Membicarakan
Fujiko F. Fujio selalu mengingatkanku pada masa kecil dulu, ketika 'Doraemon' menjadi semacam ritual wajib setiap sore. Duo kreatif ini—Hiroshi Fujimoto (Fujiko F.) dan Motoo Abiko (Fujiko Fujio)—adalah legenda manga yang membentuk imajinasi generasi. Fujimoto, yang menggunakan nama Fujiko F. Fujio setelah mereka berpisah pada 1987, punya sentuhan magis dalam menciptakan karakter absurd namun hangat. Karyanya bukan cuma 'Doraemon', tapi juga 'P-Man', 'Ninja Hattori-kun', atau 'Kiteretsu Daihyakka'. Tapi jujur, 'Doraemon' tetaplah mahakaryanya. Robot kucing biru dari abad ke-22 itu bukan sekadar
cerita lucu, tapi juga tentang persahabatan, kegagalan, dan mimpi. Bahkan sekarang, setiap kali baca ulang, selalu ada pesan baru yang tersembunyi di balik gadget futuristiknya.
Yang menarik, Fujimoto sering menyelipkan kritik sosial halus dalam karyanya. Misalnya, Nobita yang pemalas tapi punya hati besar, atau Suneo yang sok kaya tapi rapuh. Karakter-karakternya begitu manusiawi, membuat kita tertawa sekaligus introspeksi.
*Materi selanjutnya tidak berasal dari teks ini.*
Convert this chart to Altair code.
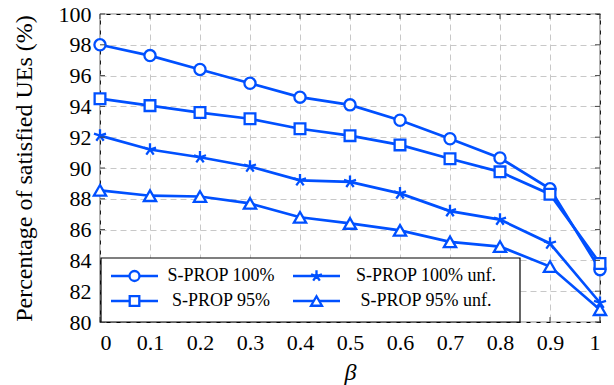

Aku pernah baca interview temannya yang bilang Fujimoto adalah orang yang sangat rendah hati, mungkin itu sebabnya karyanya bisa menyentuh semua kalangan. Sayangnya, dunia kehilangan dia terlalu cepat pada 1996. Tapi warisannya? Abadi. Bahkan museum Doraemon di Kawasaki selalu ramai pengunjung, membuktikan betapa karyanya masih relevan sampai sekarang.